Depois de se apresentar como contraponto para o incendiáriopresidente da Câmara, Eduardo Cunha (PMDB), o Senado comandado por Calheiros conseguiu retirar do colega de parlamento a prerrogativa de julgar as contas de 2014 do Governo Dilma, protegendo a presidenta de um dos flancos abertos para um possível pedido de impeachment. Dias depois de conseguir essa vitória no STF, o presidente do Senado se reuniu, nesta segunda-feira, por 15 minutos com o responsável pelo seu pedido de investigação no STF, o procurador-geral da República, Rodrigo Janot. Segundo Janot, o encontro foi "institucional" e ocorreu apenas para que ambos tratassem de sua recondução ao cargo — já formalizada pela presidenta Dilma Rousseff. A reunião serviu para aumentar as suspeitas sobre as razões pelas quais Calheiros resolveu se unir ao Palácio do Planalto após meses de tensão e atrito. Para os críticos do Governo, o senador fechou acordo com o Planalto, costurado pelo ministro da Fazenda, Joaquim Levy, na esperança de se livrar do indiciamento pela Lava Jato. Para elevar ainda mais a desconfiança de que o acordo envolve mais elementos do que a governabilidade do país, Rousseff indicou hoje para o Superior Tribunal de Justiça (STJ) o desembargador Marcelo Navarro, aliado de Calheiros que era apenas o segundo colocado de uma lista tríplice elaborada por ministros da Corte. O senador foi rápido em negar que tenha tido influência na escolha.Líder do partido do Governo Collor (1990-1992) na Câmara, ministro de Justiça de FHC (1994-2002) e presidente do Senado nos Governos Lula (2003-2010) e Dilma (2011-), Calheiros se tornou o ponto de estabilidade de Rousseff após meses de turbulência política em Brasília depois de apresentar o plano Agenda Brasil, com 28 propostas para enfrentar a crise. Acossado até então por estar entre os investigados pela Operação Lava Jato no Supremo tribunal Federal (STF), o presidente do Senado lançou sinais contraditórios sobre sua lealdade ao Governo por meses, mas agora, com seu gesto de conciliação, não apenas garantiu um refresco para o Palácio do Planalto, como pode ter encaminhado sua permanência na cúpula decisória de Brasília.

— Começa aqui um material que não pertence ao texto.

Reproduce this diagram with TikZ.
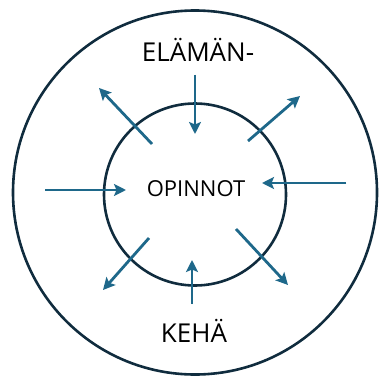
\documentclass[tikz,border=0pt]{standalone}
\usepackage{fontspec}
\setmainfont{Open Sans}
\usetikzlibrary{arrows.meta}
\definecolor{ring}{RGB}{16,44,62}
\definecolor{flow}{RGB}{30,104,138}

\begin{document}
\begin{tikzpicture}[
  x=1pt, y=-1pt,
  >={Stealth[length=12pt, width=12pt, inset=2.5pt]},
  kehys/.style={draw=ring, line width=2.6pt},
  nuoli/.style={->, draw=flow, fill=flow, line width=2.8pt},
  otsikko/.style={font=\fontsize{26}{29}\selectfont, inner sep=0pt},
]
\useasboundingbox (0,0) rectangle (379,377);

% ---- the two rings ----
\node[kehys, circle, minimum size=364pt, inner sep=0pt] (ULKO) at (195,192.5) {};
\node[kehys, circle, minimum size=182pt, inner sep=0pt] (SISA) at (195,194.5) {};

% ---- texts ----
\node[font=\fontsize{22}{25}\selectfont, inner sep=0pt] (OP) at (196,189) {OPINNOT};
\node[otsikko] (EL) at (198,50) {ELÄMÄN-};
\node[otsikko] (KE) at (194,331) {KEHÄ};

% ---- arrow end points ----
\coordinate (a1) at (195,75);   \coordinate (b1) at (195,134);
\coordinate (a2) at (152,144);  \coordinate (b2) at (99,88);
\coordinate (a3) at (248,141);  \coordinate (b3) at (300,96);
\coordinate (a4) at (45,190);   \coordinate (b4) at (126,190);
\coordinate (a5) at (346,183);  \coordinate (b5) at (262,183);
\coordinate (a6) at (149,238);  \coordinate (b6) at (103,290);
\coordinate (a7) at (192,304);  \coordinate (b7) at (192,260);
\coordinate (a8) at (236,229);  \coordinate (b8) at (288,285);

% ============ arrows ============
\foreach \i in {1,...,8}
  \draw[nuoli] (a\i) -- (b\i);

\end{tikzpicture}
\end{document}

Eleito deputado estadual em Alagoas em 1979, o atual presidente do Senado não ficou mais de dois anos sem um cargo público desde então — enquanto esteve sem um posto eletivo, entre 1991 e 1994, ocupou a vice-presidência da Petrobras Química, uma subsidiária da estatal. Em 2007, o peemedebista enfrentou seu maior desafio e foi forçado a renunciar à presidência do Senado após a denúncia de que a pensão alimentícia de seu filho com a jornalista Mônica Veloso era paga por um lobista da empreiteira Mendes Júnior. À época, o senador chegou a ser absolvido em plenário pelo colegas em um processo por quebra de decoro parlamentar, mas não suportou a pressão popular e, apesar de manter o cargo, deixou o comando do Senado.
Com a queda do comando do Senado, foi decretado o fim político de Calheiros. Seis anos depois, contudo, em 2013, o senador conseguiria, para a surpresa do país, retornar ao mesmo cargo ao qual havia renunciado por suspeita de corrupção. Mesmo sob protestos de parte da população, o peemedebista voltou a presidir a Casa e garantiu a tranquilidade necessária para Rousseff, que já enfrentava resistência na Câmara, no Congresso. Neste início tumultuado de segundo mandato, conseguiu ainda mais: se tornou indispensável para o Palácio do Planalto.
Incômodo na Câmara
O protagonismo alcançado no Governo atraiu também a atenção das ruas para Calheiros. Pesquisa Datafolha feita durante os protestos deste domingo na avenida Paulista indica que 79% dos 135 mil manifestantes (nos números do próprio instituto) que criticavam o Governo consideram o trabalho do presidente do Senado ruim ou péssimo; e apenas 2% o aprovam como ótimo ou bom. Segundo a mesma pesquisa, Eduardo Cunha, que, ao contrário do colega de partido, já foi mencionado por um delator como beneficiário de cinco milhões de dólares do esquema investigado pela Lava Jato, mas segue símbolo de oposição ao Governo, é considerado ruim ou péssimo por apenas 43%.
O acordo de Calheiros com o Governo Rousseff também causa incômodo dentro do próprio Congresso Nacional — e mesmo em seu próprio partido. Quatro parlamentares ouvidos pelo EL PAÍS nesta segunda-feira afirmaram que a legenda não gostou de ser excluída da confecção da Agenda Brasil. Eles dizem que se a ideia era levantar um unificado PMDB como salvador da pátria, ela falhou. “O PMDB não é um só. Ele sempre foi vários. Mas isso só reforça o sentimento da Câmara de que querem nos tratar como segundo escalão”, disse um dos parlamentares.
“A cisão entre o PMDB da Câmara e o PMDB do Senado só tende a aumentar daqui pra frente. Nós [deputados] não temos representação no Governo Dilma. Eles têm. Se o objetivo era unir a base, acho que não deu certo essa tentativa do Renan”, disse outro parlamentar. Nenhum dos deputados que conversaram com a reportagem quis ter seu nome divulgado, pois temem sofrer alguma represália do partido, que atualmente está com um pé na canoa governista e outro na oposicionista. “Nessas horas, quanto menos aparecermos melhor. Não é covardia, mas estratégia”, explicou um dos deputados. E de estratégia, como mostra a história recente, Renan Calheiros entende.